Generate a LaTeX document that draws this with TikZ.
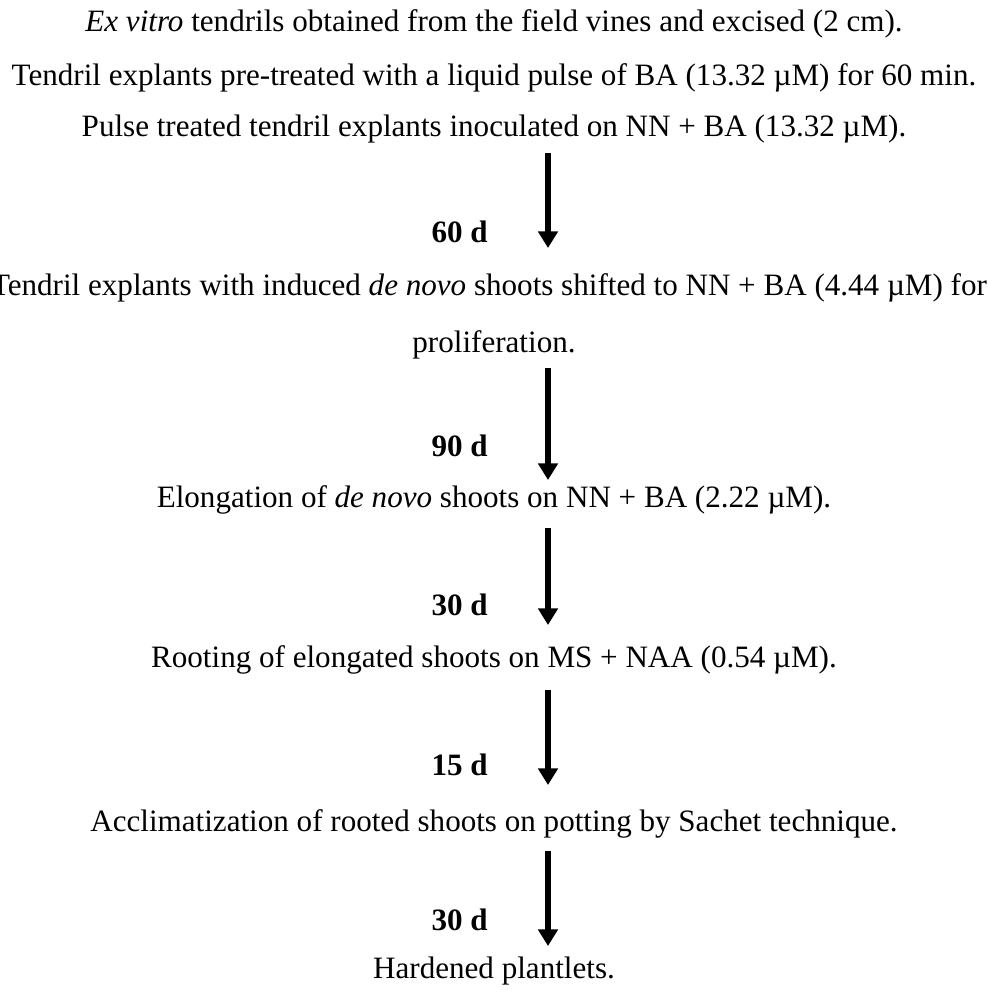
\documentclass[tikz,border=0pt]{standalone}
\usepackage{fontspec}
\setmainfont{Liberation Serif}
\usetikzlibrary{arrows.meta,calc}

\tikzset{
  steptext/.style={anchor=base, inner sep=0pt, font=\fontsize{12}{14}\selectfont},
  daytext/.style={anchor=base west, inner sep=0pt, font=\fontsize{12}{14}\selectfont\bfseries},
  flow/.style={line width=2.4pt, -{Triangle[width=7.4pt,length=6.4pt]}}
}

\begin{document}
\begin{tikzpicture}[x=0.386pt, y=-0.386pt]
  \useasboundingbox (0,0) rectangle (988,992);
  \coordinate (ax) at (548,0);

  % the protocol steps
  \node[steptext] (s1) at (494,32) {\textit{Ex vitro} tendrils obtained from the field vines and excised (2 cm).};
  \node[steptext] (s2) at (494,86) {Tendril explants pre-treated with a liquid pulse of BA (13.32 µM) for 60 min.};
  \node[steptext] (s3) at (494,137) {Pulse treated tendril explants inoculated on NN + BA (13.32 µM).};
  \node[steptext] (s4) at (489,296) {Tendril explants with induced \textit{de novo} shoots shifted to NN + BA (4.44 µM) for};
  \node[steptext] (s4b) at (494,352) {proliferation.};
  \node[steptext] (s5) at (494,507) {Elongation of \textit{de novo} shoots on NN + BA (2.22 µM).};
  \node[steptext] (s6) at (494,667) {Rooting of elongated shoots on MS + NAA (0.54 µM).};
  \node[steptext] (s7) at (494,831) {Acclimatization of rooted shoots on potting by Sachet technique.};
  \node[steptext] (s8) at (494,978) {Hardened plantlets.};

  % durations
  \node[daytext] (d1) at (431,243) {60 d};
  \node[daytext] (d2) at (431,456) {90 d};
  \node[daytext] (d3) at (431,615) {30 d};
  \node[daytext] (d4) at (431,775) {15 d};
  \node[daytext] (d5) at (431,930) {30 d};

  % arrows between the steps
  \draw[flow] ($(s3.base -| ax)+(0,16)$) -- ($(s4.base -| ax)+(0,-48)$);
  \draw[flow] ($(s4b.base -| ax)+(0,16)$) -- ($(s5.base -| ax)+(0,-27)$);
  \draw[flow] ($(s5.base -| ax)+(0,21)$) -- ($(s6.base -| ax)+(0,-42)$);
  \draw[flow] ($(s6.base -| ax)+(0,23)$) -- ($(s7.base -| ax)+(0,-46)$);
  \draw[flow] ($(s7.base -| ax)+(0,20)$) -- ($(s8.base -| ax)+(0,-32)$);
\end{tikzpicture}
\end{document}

◆ ◆ ◆ ◆ ◆

CHALLENGE: Leave out the pictures and output the rest of the material exactly as written.

RESULT:
Generate a LaTeX document that draws this with TikZ.
\documentclass[tikz,border=0pt]{standalone}
\usepackage{fontspec}
\setmainfont{Liberation Serif}
\usetikzlibrary{arrows.meta,calc}

\tikzset{
  steptext/.style={anchor=base, inner sep=0pt, font=\fontsize{12}{14}\selectfont},
  daytext/.style={anchor=base west, inner sep=0pt, font=\fontsize{12}{14}\selectfont\bfseries},
  flow/.style={line width=2.4pt, -{Triangle[width=7.4pt,length=6.4pt]}}
}

\begin{document}
\begin{tikzpicture}[x=0.386pt, y=-0.386pt]
  \useasboundingbox (0,0) rectangle (988,992);
  \coordinate (ax) at (548,0);

  % the protocol steps
  \node[steptext] (s1) at (494,32) {\textit{Ex vitro} tendrils obtained from the field vines and excised (2 cm).};
  \node[steptext] (s2) at (494,86) {Tendril explants pre-treated with a liquid pulse of BA (13.32 µM) for 60 min.};
  \node[steptext] (s3) at (494,137) {Pulse treated tendril explants inoculated on NN + BA (13.32 µM).};
  \node[steptext] (s4) at (489,296) {Tendril explants with induced \textit{de novo} shoots shifted to NN + BA (4.44 µM) for};
  \node[steptext] (s4b) at (494,352) {proliferation.};
  \node[steptext] (s5) at (494,507) {Elongation of \textit{de novo} shoots on NN + BA (2.22 µM).};
  \node[steptext] (s6) at (494,667) {Rooting of elongated shoots on MS + NAA (0.54 µM).};
  \node[steptext] (s7) at (494,831) {Acclimatization of rooted shoots on potting by Sachet technique.};
  \node[steptext] (s8) at (494,978) {Hardened plantlets.};

  % durations
  \node[daytext] (d1) at (431,243) {60 d};
  \node[daytext] (d2) at (431,456) {90 d};
  \node[daytext] (d3) at (431,615) {30 d};
  \node[daytext] (d4) at (431,775) {15 d};
  \node[daytext] (d5) at (431,930) {30 d};

  % arrows between the steps
  \draw[flow] ($(s3.base -| ax)+(0,16)$) -- ($(s4.base -| ax)+(0,-48)$);
  \draw[flow] ($(s4b.base -| ax)+(0,16)$) -- ($(s5.base -| ax)+(0,-27)$);
  \draw[flow] ($(s5.base -| ax)+(0,21)$) -- ($(s6.base -| ax)+(0,-42)$);
  \draw[flow] ($(s6.base -| ax)+(0,23)$) -- ($(s7.base -| ax)+(0,-46)$);
  \draw[flow] ($(s7.base -| ax)+(0,20)$) -- ($(s8.base -| ax)+(0,-32)$);
\end{tikzpicture}
\end{document}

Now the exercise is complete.